La crisis de la educación asturiana va mucho más allá del sueldo de los profesores, aunque el salario sea la mejor forma de reconocimiento. Como recordaba este periódico el domingo, no es una mera cuestión de mejorar los sueldos, que también. Estamos ante una crisis, decía, del «modelo educativo asturiano», que gastó en 2022 más en educación por habitante que la todopoderosa Cataluña o que Castilla y León, a la cabeza de las comunidades en todos los índices de calidad. No parece que seamos los más hábiles a la hora de invertir los recursos.
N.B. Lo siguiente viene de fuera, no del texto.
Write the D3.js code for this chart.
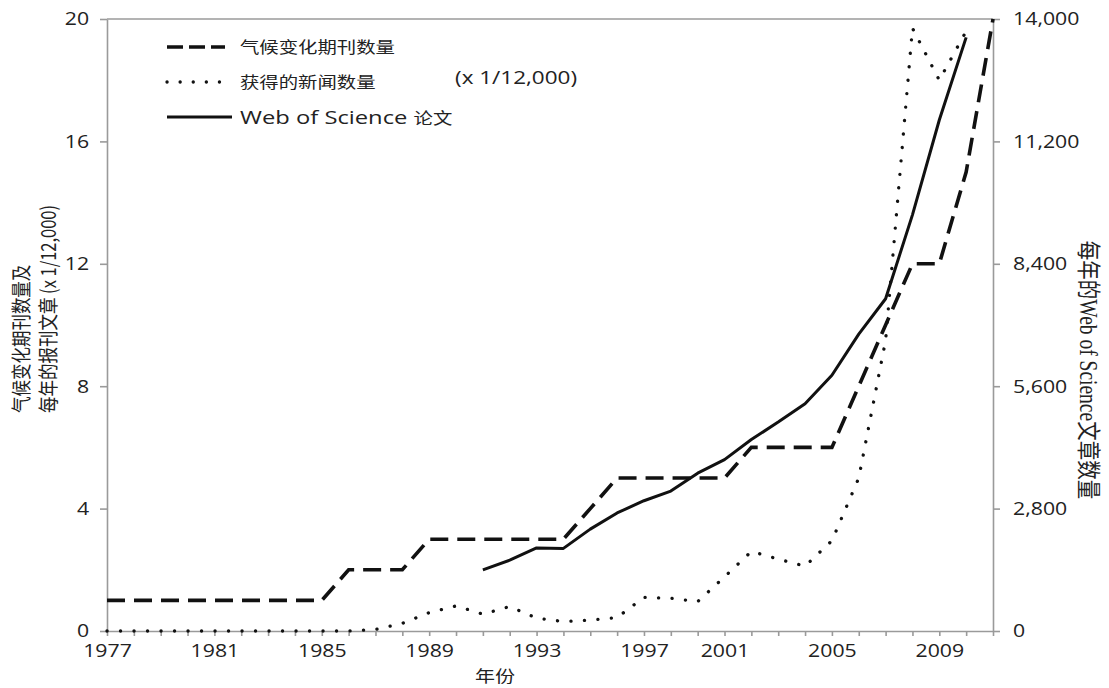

Y no es que los defectos de la educación en Asturias sean muy diferentes a los del resto de España. La obsesión por el igualitarismo, que nadie se quede atrás, está lastrando el avance de los alumnos más aventajados. Los paños calientes con los que intenta no traumatizar al alumno –la desaparición del cero, los bajos niveles de exigencia, la falta de premio al esfuerzo– nos llevan a igualar al alumnado por abajo y no por arriba. No deberíamos olvidar que no hay dos alumnos iguales y, por tanto, con necesidades distintas.
La huelga de la educación pública en Asturias ha terminado. Ha habido un acuerdo económico, un parche para ir tirando, que no acabará de convencer a ninguna de las partes, pero el problema no se habrá arreglado. Ni los profesores han podido aguantar más tiempo sin cobrar, ni Madrid ha permitido en este momento al Gobierno de Barbón un desgaste que puede afectar a la ya delicada situación de Sánchez. ¿Una huelga contra uno de los tres Gobiernos fieles? ¿Y además de la educación pública? Ni hablar. Eso solo le puede pasar a Ayuso.
Este año celebramos el cincuenta aniversario del fin de la dictadura. En realidad, cincuenta años de la muerte del dictador por causas naturales. Más nos valdría recordar y lamentar que llevamos cincuenta años siendo incapaces de consensuar una ley de educación. Que durante ese tiempo hemos ido transfiriendo alegremente competencias esenciales –como sanidad y educación– sin haber encontrado una forma solvente de que las comunidades pudieran financiarlas. ¿Podremos celebrar algún día que hemos sido capaces de acordar una ley de educación con el consenso de una gran mayoría parlamentaria, de la comunidad educativa, de la mayor parte de la sociedad? Hasta que no llegue ese día, no podemos considerarnos una democracia plena.